Data segment:
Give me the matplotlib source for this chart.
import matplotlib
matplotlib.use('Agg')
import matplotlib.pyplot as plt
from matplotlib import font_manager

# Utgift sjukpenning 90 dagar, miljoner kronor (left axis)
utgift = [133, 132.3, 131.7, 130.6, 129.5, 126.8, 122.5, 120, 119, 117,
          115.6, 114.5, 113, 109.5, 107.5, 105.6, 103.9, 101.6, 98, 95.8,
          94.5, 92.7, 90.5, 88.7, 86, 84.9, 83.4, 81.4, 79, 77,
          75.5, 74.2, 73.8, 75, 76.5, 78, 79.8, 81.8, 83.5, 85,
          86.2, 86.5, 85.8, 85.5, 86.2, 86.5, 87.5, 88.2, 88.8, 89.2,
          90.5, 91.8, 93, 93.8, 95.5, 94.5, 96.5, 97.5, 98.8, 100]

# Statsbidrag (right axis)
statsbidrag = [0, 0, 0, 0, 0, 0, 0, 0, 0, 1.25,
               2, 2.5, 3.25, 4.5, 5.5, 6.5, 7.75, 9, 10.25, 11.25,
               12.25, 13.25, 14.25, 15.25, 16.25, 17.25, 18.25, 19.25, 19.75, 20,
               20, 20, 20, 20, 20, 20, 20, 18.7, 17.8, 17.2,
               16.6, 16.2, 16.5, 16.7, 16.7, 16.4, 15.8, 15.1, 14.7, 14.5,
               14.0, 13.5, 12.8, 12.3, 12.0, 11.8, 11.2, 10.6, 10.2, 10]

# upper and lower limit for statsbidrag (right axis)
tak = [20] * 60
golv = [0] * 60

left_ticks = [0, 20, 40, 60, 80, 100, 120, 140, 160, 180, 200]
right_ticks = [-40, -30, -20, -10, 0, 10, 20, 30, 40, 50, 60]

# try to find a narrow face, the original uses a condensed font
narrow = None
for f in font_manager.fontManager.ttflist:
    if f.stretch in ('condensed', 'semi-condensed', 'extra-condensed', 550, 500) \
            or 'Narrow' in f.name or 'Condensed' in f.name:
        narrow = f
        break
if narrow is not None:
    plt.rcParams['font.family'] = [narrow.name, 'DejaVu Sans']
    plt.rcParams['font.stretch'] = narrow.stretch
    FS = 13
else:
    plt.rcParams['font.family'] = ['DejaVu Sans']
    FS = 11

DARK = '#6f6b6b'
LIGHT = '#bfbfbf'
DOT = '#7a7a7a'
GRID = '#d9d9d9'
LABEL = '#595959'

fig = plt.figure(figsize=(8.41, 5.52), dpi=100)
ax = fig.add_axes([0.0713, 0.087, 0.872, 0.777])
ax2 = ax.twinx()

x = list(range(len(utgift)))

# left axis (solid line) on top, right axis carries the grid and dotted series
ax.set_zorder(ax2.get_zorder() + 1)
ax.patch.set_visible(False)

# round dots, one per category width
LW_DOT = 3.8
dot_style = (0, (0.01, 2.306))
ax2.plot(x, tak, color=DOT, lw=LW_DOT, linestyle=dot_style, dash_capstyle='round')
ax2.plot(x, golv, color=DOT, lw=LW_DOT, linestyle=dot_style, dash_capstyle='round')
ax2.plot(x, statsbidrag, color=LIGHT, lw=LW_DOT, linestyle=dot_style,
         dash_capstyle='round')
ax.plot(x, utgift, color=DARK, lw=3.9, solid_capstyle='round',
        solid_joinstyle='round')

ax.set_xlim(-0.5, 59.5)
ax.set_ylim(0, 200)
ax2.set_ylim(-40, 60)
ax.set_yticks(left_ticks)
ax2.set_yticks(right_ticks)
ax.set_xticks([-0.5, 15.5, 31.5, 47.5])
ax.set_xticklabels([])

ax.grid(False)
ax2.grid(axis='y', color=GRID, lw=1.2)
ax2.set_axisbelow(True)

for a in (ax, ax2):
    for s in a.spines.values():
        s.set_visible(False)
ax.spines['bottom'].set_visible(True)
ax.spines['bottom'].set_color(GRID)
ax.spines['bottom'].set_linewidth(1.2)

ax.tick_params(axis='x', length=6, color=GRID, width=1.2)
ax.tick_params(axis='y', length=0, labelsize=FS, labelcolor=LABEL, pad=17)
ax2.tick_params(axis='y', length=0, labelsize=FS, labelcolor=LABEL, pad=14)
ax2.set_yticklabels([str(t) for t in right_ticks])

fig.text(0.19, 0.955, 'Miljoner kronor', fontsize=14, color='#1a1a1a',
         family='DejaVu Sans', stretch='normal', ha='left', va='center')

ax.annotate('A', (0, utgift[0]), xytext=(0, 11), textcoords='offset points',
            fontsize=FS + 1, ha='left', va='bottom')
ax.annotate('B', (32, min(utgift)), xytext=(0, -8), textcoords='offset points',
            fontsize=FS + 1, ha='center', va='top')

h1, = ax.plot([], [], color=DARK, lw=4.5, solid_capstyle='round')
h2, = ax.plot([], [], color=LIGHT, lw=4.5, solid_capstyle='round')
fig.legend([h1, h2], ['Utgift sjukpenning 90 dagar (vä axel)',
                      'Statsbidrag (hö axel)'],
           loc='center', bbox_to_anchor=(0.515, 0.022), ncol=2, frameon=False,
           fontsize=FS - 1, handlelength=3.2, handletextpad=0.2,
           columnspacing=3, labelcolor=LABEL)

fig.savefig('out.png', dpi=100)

Exercise: Extract the listing in its entirety, matching it exactly.

Finished exercise:
Give me the matplotlib source for this chart.
import matplotlib
matplotlib.use('Agg')
import matplotlib.pyplot as plt
from matplotlib import font_manager

# Utgift sjukpenning 90 dagar, miljoner kronor (left axis)
utgift = [133, 132.3, 131.7, 130.6, 129.5, 126.8, 122.5, 120, 119, 117,
          115.6, 114.5, 113, 109.5, 107.5, 105.6, 103.9, 101.6, 98, 95.8,
          94.5, 92.7, 90.5, 88.7, 86, 84.9, 83.4, 81.4, 79, 77,
          75.5, 74.2, 73.8, 75, 76.5, 78, 79.8, 81.8, 83.5, 85,
          86.2, 86.5, 85.8, 85.5, 86.2, 86.5, 87.5, 88.2, 88.8, 89.2,
          90.5, 91.8, 93, 93.8, 95.5, 94.5, 96.5, 97.5, 98.8, 100]

# Statsbidrag (right axis)
statsbidrag = [0, 0, 0, 0, 0, 0, 0, 0, 0, 1.25,
               2, 2.5, 3.25, 4.5, 5.5, 6.5, 7.75, 9, 10.25, 11.25,
               12.25, 13.25, 14.25, 15.25, 16.25, 17.25, 18.25, 19.25, 19.75, 20,
               20, 20, 20, 20, 20, 20, 20, 18.7, 17.8, 17.2,
               16.6, 16.2, 16.5, 16.7, 16.7, 16.4, 15.8, 15.1, 14.7, 14.5,
               14.0, 13.5, 12.8, 12.3, 12.0, 11.8, 11.2, 10.6, 10.2, 10]

# upper and lower limit for statsbidrag (right axis)
tak = [20] * 60
golv = [0] * 60

left_ticks = [0, 20, 40, 60, 80, 100, 120, 140, 160, 180, 200]
right_ticks = [-40, -30, -20, -10, 0, 10, 20, 30, 40, 50, 60]

# try to find a narrow face, the original uses a condensed font
narrow = None
for f in font_manager.fontManager.ttflist:
    if f.stretch in ('condensed', 'semi-condensed', 'extra-condensed', 550, 500) \
            or 'Narrow' in f.name or 'Condensed' in f.name:
        narrow = f
        break
if narrow is not None:
    plt.rcParams['font.family'] = [narrow.name, 'DejaVu Sans']
    plt.rcParams['font.stretch'] = narrow.stretch
    FS = 13
else:
    plt.rcParams['font.family'] = ['DejaVu Sans']
    FS = 11

DARK = '#6f6b6b'
LIGHT = '#bfbfbf'
DOT = '#7a7a7a'
GRID = '#d9d9d9'
LABEL = '#595959'

fig = plt.figure(figsize=(8.41, 5.52), dpi=100)
ax = fig.add_axes([0.0713, 0.087, 0.872, 0.777])
ax2 = ax.twinx()

x = list(range(len(utgift)))

# left axis (solid line) on top, right axis carries the grid and dotted series
ax.set_zorder(ax2.get_zorder() + 1)
ax.patch.set_visible(False)

# round dots, one per category width
LW_DOT = 3.8
dot_style = (0, (0.01, 2.306))
ax2.plot(x, tak, color=DOT, lw=LW_DOT, linestyle=dot_style, dash_capstyle='round')
ax2.plot(x, golv, color=DOT, lw=LW_DOT, linestyle=dot_style, dash_capstyle='round')
ax2.plot(x, statsbidrag, color=LIGHT, lw=LW_DOT, linestyle=dot_style,
         dash_capstyle='round')
ax.plot(x, utgift, color=DARK, lw=3.9, solid_capstyle='round',
        solid_joinstyle='round')

ax.set_xlim(-0.5, 59.5)
ax.set_ylim(0, 200)
ax2.set_ylim(-40, 60)
ax.set_yticks(left_ticks)
ax2.set_yticks(right_ticks)
ax.set_xticks([-0.5, 15.5, 31.5, 47.5])
ax.set_xticklabels([])

ax.grid(False)
ax2.grid(axis='y', color=GRID, lw=1.2)
ax2.set_axisbelow(True)

for a in (ax, ax2):
    for s in a.spines.values():
        s.set_visible(False)
ax.spines['bottom'].set_visible(True)
ax.spines['bottom'].set_color(GRID)
ax.spines['bottom'].set_linewidth(1.2)

ax.tick_params(axis='x', length=6, color=GRID, width=1.2)
ax.tick_params(axis='y', length=0, labelsize=FS, labelcolor=LABEL, pad=17)
ax2.tick_params(axis='y', length=0, labelsize=FS, labelcolor=LABEL, pad=14)
ax2.set_yticklabels([str(t) for t in right_ticks])

fig.text(0.19, 0.955, 'Miljoner kronor', fontsize=14, color='#1a1a1a',
         family='DejaVu Sans', stretch='normal', ha='left', va='center')

ax.annotate('A', (0, utgift[0]), xytext=(0, 11), textcoords='offset points',
            fontsize=FS + 1, ha='left', va='bottom')
ax.annotate('B', (32, min(utgift)), xytext=(0, -8), textcoords='offset points',
            fontsize=FS + 1, ha='center', va='top')

h1, = ax.plot([], [], color=DARK, lw=4.5, solid_capstyle='round')
h2, = ax.plot([], [], color=LIGHT, lw=4.5, solid_capstyle='round')
fig.legend([h1, h2], ['Utgift sjukpenning 90 dagar (vä axel)',
                      'Statsbidrag (hö axel)'],
           loc='center', bbox_to_anchor=(0.515, 0.022), ncol=2, frameon=False,
           fontsize=FS - 1, handlelength=3.2, handletextpad=0.2,
           columnspacing=3, labelcolor=LABEL)

fig.savefig('out.png', dpi=100)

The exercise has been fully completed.